Parlamentar que votar a favor da reforma da previdência do governo não deve receber o voto dos eleitores na eleição deste ano. O recado é de d. Angélico Sandalo Bernardino, em entrevista ao TUTAMÉIA. Bispo emérito de Blumenau, ele considera que o projeto é contrário aos interesses populares e prejudica as mulheres os anciões e os trabalhadores. A propaganda oficial é mentirosa, diz.
Para Bernardino, o golpe que derrubou a presidente Dilma Rousseff tem o objetivo de acabar com o poder popular e terá continuidade com a retirada de Lula da disputa eleitoral.
“Foi um golpe em cima do poder popular, para que não tivéssemos o povo no poder. Quem deu o golpe foi o poder econômico, apoiado pelo parlamento. O que o poder econômico nacional e internacional não quer ver é o povo no poder ”, declara.
Bernardino defende que o Brasil precisa “evoluir e respeitar o voto popular”. Diz que as reformas em andamento estão sendo feitas para “favorecer o capital e alienar o povo”. Sugere, por exemplo, que mudanças na previdência comecem pela cobrança aos devedores do sistema.


Amigo do presidente Lula, ele afirma que não há isenção na Justiça e identifica uma “desigualdade escandalosa” nos encaminhamentos dos processos contra políticos. Enxerga comprometimentos no parlamento, no judiciário e na polícia.
Nesta entrevista ao TUTAMÉIA, Bernardino lembrou dos tempos em que havia um forte movimento das comunidades eclesiais de base, ainda durante a ditadura militar. Militante da Pastoral Operária, rememorou passeatas pela cidade, quando a palavra de ordem “O povo unido jamais será vencido” era entoada por milhares nas periferias.
Hoje, ele lamenta a falta de trabalho da igreja católica nas comunidades mais pobres e recomenda um maior engajamento de religiosos nas lutas populares.

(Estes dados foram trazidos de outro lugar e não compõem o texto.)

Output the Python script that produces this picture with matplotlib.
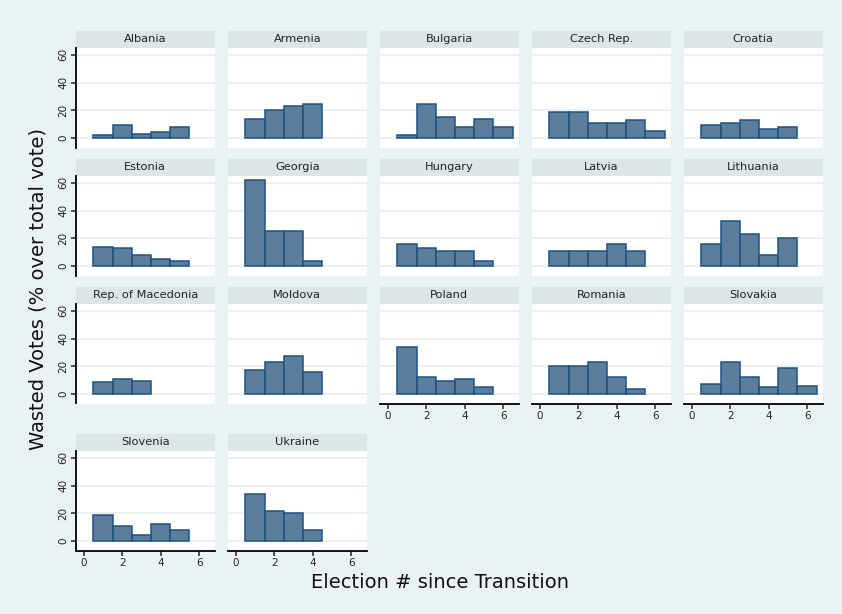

O distanciamento entre católicos e periferia ajuda a explicar a falta de reação ao golpe. E também o avanço das denominações neopentecostais entre as populações mais carentes. “A igreja se encolheu nos trabalhos das comunidades eclesiais de base”, diz.
Entusiasta do papa Francisco (ele mostra aos repórteres uma foto com ele), Bernardino espera que essa situação se modifique, com o maior envolvimento de católicos com as causas dos mais pobres, a mensagem mais forte vinda hoje do comando do Vaticano. Mesmo lá, ele observa, há resistências enormes.


“Temos responsabilidade social; o cristianismo não é alienação”, afirma o bispo. Na sua visão, vivemos numa era de desmobilização, o que afeta sindicatos, movimentos populares. Nesse quadro, advoga, “as igrejas que têm compromisso histórico libertador precisam se dar as mãos”.
Na conversa, Bernardino lembrou do convívio com d. Paulo Evaristo Arns (1921-2016) e de episódios marcantes, como o assassinato do operário Santo Dias da Silva, durante greve em 1979.
Ele nos recebeu em sua casa no Jardim Primavera, zona Norte de São Paulo. Falou das carências da periferia paulistana (ele morou anos em São Miguel Paulista, zona Leste, antes de ir para Blumenau SC).

E criticou o abandono dos bairros pobres pelo prefeito João Dória Jr. (PSDB). Condenando o marketing que proclama uma “Cidade Linda”, fez questão de mostrar o mato e a sujeira na praça ali na borda da avenida Inajar de Souza. “É uma vergonha! Por que a Avenida Paulista é cuidada e a periferia abandonada?”.